Leave out the pictures, and write out exactly the lines from the beginning of the material to the line holding "0.482, 0.524, 0.506];", that line included, and nothing else.

## AVAILABLE DATA
[start]

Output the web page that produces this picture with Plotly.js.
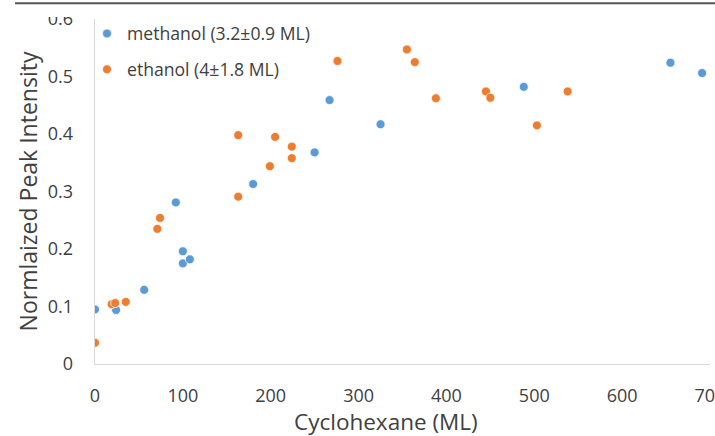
<!DOCTYPE html>
<html>
<head>
<meta charset="utf-8">
<script src="https://cdn.plot.ly/plotly-3.0.1.min.js"></script>
<style>
  html, body { margin: 0; padding: 0; background: #fff; }
  #chart { width: 715px; height: 436px; }
</style>
</head>
<body>
<div id="chart"></div>
<script>
// Normalized peak intensity vs. cyclohexane coverage (ML)
const methanolX = [0, 24, 56, 92, 100, 100, 108, 180, 250, 267, 325, 488, 655, 691];
const methanolY = [0.095, 0.094, 0.129, 0.281, 0.196, 0.175, 0.182, 0.313, 0.368, 0.459, 0.417, 0.482, 0.524, 0.506];

const ethanolX = [0, 19, 23, 35, 71, 74, 163, 163, 199, 205, 224, 224, 276, 355, 364, 388, 445, 450, 503, 538];
const ethanolY = [0.037, 0.104, 0.106, 0.108, 0.235, 0.254, 0.398, 0.291, 0.344, 0.395, 0.378, 0.358, 0.527, 0.547, 0.525, 0.462, 0.474, 0.463, 0.415, 0.474];

const seriesNames = ['methanol (3.2\u00B10.9 ML)', 'ethanol (4\u00B11.8 ML)'];
const xTitle = 'Cyclohexane (ML)';
const yTitle = 'Normlaized Peak Intensity';

const textColor = '#404040';
const axisColor = '#d9d9d9';
const fontFamily = '"Open Sans", "Noto Sans", sans-serif';

const markerStyle = (color) => ({
  color: color,
  size: 9,
  line: { color: '#ffffff', width: 0.75 }
});

const traces = [
  {
    type: 'scatter', mode: 'markers', name: seriesNames[0],
    x: methanolX, y: methanolY, legendgroup: 'a',
    marker: markerStyle('#5B9BD5')
  },
  {
    type: 'scatter', mode: 'markers', name: seriesNames[1],
    x: ethanolX, y: ethanolY, legendgroup: 'b',
    marker: markerStyle('#ED7D31')
  }
];

const layout = {
  width: 715,
  height: 436,
  margin: { l: 95, r: 5, t: 19, b: 72, pad: 0 },
  paper_bgcolor: '#ffffff',
  plot_bgcolor: '#ffffff',
  font: { family: fontFamily, color: textColor },
  showlegend: true,
  legend: {
    x: -0.013, xanchor: 'left',
    y: 1.01, yanchor: 'top',
    bgcolor: 'rgba(0,0,0,0)',
    font: { size: 17.6, color: textColor, family: fontFamily },
    traceorder: 'grouped',
    tracegroupgap: 10
  },
  xaxis: {
    range: [0, 700.01],
    dtick: 100,
    tick0: 0,
    showgrid: false,
    zeroline: false,
    showline: true,
    linecolor: axisColor,
    linewidth: 1.3,
    ticks: '',
    ticklabelstandoff: 15,
    ticklabeloverflow: 'allow',
    tickfont: { size: 18, color: textColor },
    automargin: false,
    fixedrange: true
  },
  yaxis: {
    range: [0, 0.6],
    dtick: 0.1,
    tick0: 0,
    showgrid: false,
    zeroline: false,
    showline: true,
    linecolor: axisColor,
    linewidth: 1.3,
    ticks: '',
    ticklabelstandoff: 17,
    tickfont: { size: 18, color: textColor },
    title: { text: yTitle, font: { size: 23, color: textColor }, standoff: 3 },
    automargin: false,
    fixedrange: true
  },
  annotations: [
    // x-axis title, set slightly left of the plot centre
    {
      text: xTitle, showarrow: false,
      xref: 'paper', yref: 'paper',
      x: 0.473, y: -0.168, xanchor: 'center', yanchor: 'middle',
      font: { size: 22.5, color: textColor, family: fontFamily }
    }
  ],
  shapes: [
    // thin rule across the top edge
    {
      type: 'line', xref: 'paper', yref: 'paper',
      x0: -0.13, x1: 1.02, y0: 1.046, y1: 1.046,
      line: { color: '#555555', width: 2 },
      layer: 'above'
    },
    // white band trimming the top of the uppermost y label
    {
      type: 'rect', xref: 'paper', yref: 'paper',
      x0: -0.1, x1: -0.005, y0: 1.0058, y1: 1.04,
      line: { width: 0 },
      fillcolor: '#ffffff',
      layer: 'above'
    }
  ]
};

Plotly.newPlot('chart', traces, layout, { displayModeBar: false, staticPlot: true });
</script>
</body>
</html>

[end]

## SOLUTION
Output the web page that produces this picture with Plotly.js.
<!DOCTYPE html>
<html>
<head>
<meta charset="utf-8">
<script src="https://cdn.plot.ly/plotly-3.0.1.min.js"></script>
<style>
  html, body { margin: 0; padding: 0; background: #fff; }
  #chart { width: 715px; height: 436px; }
</style>
</head>
<body>
<div id="chart"></div>
<script>
// Normalized peak intensity vs. cyclohexane coverage (ML)
const methanolX = [0, 24, 56, 92, 100, 100, 108, 180, 250, 267, 325, 488, 655, 691];
const methanolY = [0.095, 0.094, 0.129, 0.281, 0.196, 0.175, 0.182, 0.313, 0.368, 0.459, 0.417, 0.482, 0.524, 0.506];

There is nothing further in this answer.